begin Data records
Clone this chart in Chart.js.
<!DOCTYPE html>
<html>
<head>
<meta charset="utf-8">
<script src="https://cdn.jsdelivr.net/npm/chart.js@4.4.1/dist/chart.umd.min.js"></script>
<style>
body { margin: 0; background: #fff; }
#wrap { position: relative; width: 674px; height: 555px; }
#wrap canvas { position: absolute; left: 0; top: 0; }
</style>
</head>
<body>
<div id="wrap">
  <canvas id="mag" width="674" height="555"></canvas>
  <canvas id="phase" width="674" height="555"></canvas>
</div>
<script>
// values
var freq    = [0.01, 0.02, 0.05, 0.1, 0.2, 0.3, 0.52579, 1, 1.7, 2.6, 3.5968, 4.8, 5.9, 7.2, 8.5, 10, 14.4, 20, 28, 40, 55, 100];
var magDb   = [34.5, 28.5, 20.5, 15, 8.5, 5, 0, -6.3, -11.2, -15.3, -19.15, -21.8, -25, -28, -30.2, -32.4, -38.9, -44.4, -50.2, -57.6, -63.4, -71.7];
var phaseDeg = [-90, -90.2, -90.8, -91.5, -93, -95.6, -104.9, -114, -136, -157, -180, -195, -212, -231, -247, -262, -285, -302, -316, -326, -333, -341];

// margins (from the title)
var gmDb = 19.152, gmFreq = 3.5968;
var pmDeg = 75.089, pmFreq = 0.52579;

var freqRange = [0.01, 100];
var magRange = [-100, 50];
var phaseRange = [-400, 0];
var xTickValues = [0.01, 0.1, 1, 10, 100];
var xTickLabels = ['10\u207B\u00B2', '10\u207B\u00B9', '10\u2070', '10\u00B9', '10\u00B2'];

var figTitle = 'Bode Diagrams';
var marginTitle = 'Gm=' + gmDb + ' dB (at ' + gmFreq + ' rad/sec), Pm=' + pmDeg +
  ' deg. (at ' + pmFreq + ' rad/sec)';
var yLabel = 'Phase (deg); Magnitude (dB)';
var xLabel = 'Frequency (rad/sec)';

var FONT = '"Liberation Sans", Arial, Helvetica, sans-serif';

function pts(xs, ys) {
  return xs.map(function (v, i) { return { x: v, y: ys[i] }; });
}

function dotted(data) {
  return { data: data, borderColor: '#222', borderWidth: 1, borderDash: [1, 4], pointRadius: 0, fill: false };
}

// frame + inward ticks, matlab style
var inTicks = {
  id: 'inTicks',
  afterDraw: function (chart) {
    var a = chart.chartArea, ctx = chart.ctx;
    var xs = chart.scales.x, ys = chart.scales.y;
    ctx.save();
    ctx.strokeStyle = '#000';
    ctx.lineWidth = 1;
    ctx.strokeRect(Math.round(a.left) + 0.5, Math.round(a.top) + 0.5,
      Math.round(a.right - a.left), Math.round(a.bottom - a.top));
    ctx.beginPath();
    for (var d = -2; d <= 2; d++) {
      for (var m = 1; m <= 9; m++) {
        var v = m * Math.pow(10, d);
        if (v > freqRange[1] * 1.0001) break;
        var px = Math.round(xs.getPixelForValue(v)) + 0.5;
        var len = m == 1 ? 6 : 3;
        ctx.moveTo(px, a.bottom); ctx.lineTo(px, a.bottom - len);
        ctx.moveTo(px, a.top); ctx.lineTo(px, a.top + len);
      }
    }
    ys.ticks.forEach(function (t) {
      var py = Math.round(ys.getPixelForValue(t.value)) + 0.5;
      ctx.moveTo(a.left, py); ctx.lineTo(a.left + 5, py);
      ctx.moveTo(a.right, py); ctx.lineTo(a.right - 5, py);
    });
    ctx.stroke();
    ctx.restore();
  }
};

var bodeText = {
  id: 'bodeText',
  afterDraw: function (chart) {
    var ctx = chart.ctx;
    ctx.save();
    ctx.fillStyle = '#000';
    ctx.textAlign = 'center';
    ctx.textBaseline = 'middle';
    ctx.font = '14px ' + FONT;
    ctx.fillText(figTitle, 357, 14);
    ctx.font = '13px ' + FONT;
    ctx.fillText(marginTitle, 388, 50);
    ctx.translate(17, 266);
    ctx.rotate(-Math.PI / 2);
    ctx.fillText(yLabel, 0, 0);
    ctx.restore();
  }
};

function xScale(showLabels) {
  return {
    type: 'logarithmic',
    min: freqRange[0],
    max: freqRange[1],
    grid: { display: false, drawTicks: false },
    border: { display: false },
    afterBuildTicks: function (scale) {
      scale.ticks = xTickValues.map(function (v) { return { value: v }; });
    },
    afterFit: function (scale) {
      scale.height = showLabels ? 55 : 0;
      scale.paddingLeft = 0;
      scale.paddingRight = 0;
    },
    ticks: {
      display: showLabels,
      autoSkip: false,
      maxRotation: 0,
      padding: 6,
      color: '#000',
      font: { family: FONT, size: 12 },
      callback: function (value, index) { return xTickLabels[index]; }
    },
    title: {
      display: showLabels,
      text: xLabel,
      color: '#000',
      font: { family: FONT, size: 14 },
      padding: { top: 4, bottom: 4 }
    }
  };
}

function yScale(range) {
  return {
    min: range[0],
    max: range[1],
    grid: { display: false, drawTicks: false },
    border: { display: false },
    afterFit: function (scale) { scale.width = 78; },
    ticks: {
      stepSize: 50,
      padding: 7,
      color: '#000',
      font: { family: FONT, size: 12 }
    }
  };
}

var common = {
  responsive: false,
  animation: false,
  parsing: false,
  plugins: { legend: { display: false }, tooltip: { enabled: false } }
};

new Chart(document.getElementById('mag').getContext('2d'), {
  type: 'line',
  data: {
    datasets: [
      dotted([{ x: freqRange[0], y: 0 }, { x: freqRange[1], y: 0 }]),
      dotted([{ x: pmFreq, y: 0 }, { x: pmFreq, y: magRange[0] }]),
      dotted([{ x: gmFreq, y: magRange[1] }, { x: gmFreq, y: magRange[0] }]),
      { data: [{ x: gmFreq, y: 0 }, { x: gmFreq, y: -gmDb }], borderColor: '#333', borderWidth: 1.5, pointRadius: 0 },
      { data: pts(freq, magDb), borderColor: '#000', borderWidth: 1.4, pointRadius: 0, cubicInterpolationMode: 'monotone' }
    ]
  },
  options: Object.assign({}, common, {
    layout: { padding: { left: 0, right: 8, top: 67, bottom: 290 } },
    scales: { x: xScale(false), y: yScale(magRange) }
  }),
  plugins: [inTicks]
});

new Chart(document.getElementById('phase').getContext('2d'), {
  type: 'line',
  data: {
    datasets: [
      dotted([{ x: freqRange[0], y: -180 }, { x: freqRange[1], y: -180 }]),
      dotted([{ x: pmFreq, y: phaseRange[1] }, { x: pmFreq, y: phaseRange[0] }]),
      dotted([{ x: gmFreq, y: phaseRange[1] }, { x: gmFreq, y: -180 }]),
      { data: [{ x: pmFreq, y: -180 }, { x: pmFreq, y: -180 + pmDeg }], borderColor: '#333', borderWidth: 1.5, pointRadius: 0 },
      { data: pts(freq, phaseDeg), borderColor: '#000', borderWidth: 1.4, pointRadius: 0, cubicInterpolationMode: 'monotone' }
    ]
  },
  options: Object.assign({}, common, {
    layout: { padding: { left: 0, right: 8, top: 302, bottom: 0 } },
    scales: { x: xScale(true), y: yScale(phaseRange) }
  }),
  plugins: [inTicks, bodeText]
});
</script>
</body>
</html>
end Data records
begin Data records
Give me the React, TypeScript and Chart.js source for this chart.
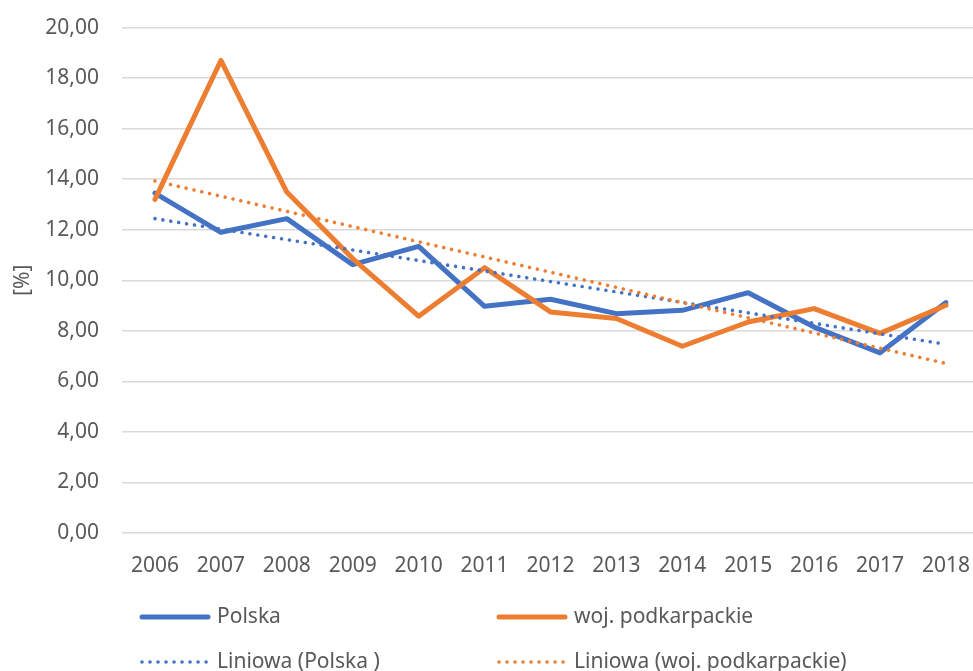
end Data records
**Work to be completed**
In the listing above, locate the line containing "Clone this chart in Chart.js." and the line containing "var pmDeg = 75.089, pmFreq = 0.52579;". Transcribe those two lines and everything between them, exactly as written.

**The result**
Clone this chart in Chart.js.
<!DOCTYPE html>
<html>
<head>
<meta charset="utf-8">
<script src="https://cdn.jsdelivr.net/npm/chart.js@4.4.1/dist/chart.umd.min.js"></script>
<style>
body { margin: 0; background: #fff; }
#wrap { position: relative; width: 674px; height: 555px; }
#wrap canvas { position: absolute; left: 0; top: 0; }
</style>
</head>
<body>
<div id="wrap">
  <canvas id="mag" width="674" height="555"></canvas>
  <canvas id="phase" width="674" height="555"></canvas>
</div>
<script>
// values
var freq    = [0.01, 0.02, 0.05, 0.1, 0.2, 0.3, 0.52579, 1, 1.7, 2.6, 3.5968, 4.8, 5.9, 7.2, 8.5, 10, 14.4, 20, 28, 40, 55, 100];
var magDb   = [34.5, 28.5, 20.5, 15, 8.5, 5, 0, -6.3, -11.2, -15.3, -19.15, -21.8, -25, -28, -30.2, -32.4, -38.9, -44.4, -50.2, -57.6, -63.4, -71.7];
var phaseDeg = [-90, -90.2, -90.8, -91.5, -93, -95.6, -104.9, -114, -136, -157, -180, -195, -212, -231, -247, -262, -285, -302, -316, -326, -333, -341];

// margins (from the title)
var gmDb = 19.152, gmFreq = 3.5968;
var pmDeg = 75.089, pmFreq = 0.52579;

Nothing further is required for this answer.